From the writers we read together

Brennan Manning

Franciscan priest and author of The Ragamuffin Gospel (1934-2013)

“My deepest awareness of myself is that I am deeply loved by Jesus Christ and I have done nothing to earn it or deserve it.” All Is Grace: A Ragamuffin Memoir (2011)

Manning wrote out of his own ruin. He was an alcoholic priest who relapsed publicly, hurt the people closest to him, and spent his last years insisting that grace had not flinched. He understood Psalm 51 from the inside — not as a theological exercise but as the only prayer a wreck can pray honestly. His refrain throughout his books is that God's love is not a reward for the cleaned-up but the agent that does the cleaning. David seems to have known the same thing. He does not promise reform first and ask for a clean heart after. He asks God to do the creating, knowing the asking is all he has.

What Manning helps us see in these verses is that the joy David asks back for is not the joy of having gotten away with something. It is the joy of being in the presence of someone who knows everything and has not turned away. "Cast me not away from your presence" is the line of a man who finally understands that being seen by God is the only thing that can save him. The sinner who hides cannot be healed. The sinner who stays put under the gaze, like David, like Manning, is the one God creates over.
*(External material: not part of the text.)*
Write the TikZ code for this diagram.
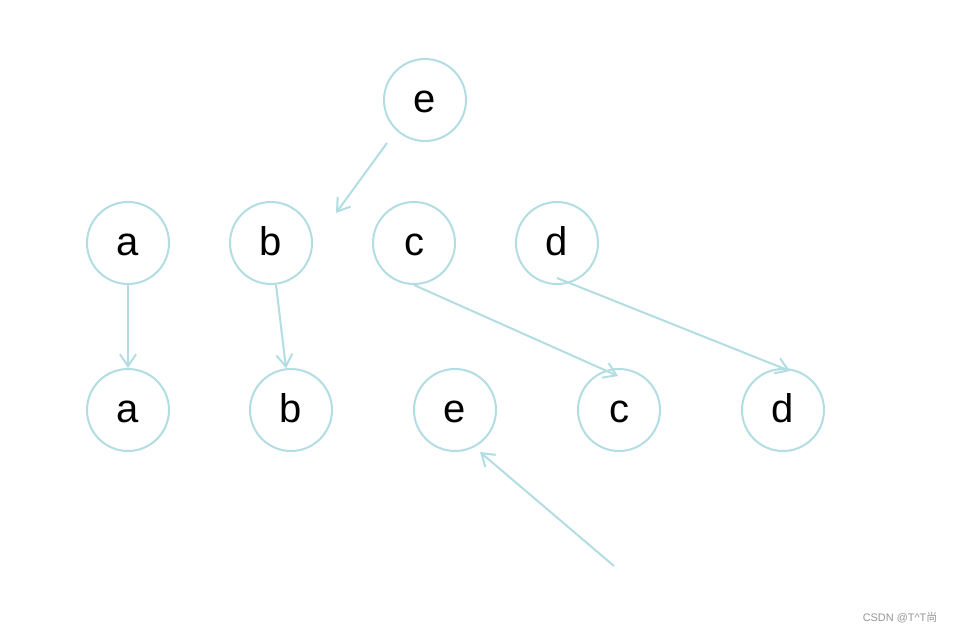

Continue your study: Original Sin — Psalm 51 is the prayer of a man who has stopped explaining himself. Our lesson on original sin frames why create, not repair, is the right verb.
Prayer
Heavenly Father, King of the Universe, Creator God, I do not need a touch-up. I need what David needed — a heart called into being where the old one has failed. Do not cast me from your presence; that is the one place the work can be done. Restore the joy I have spent, and hold me up with a willing spirit when my own will gives out. In Jesus' name, Amen.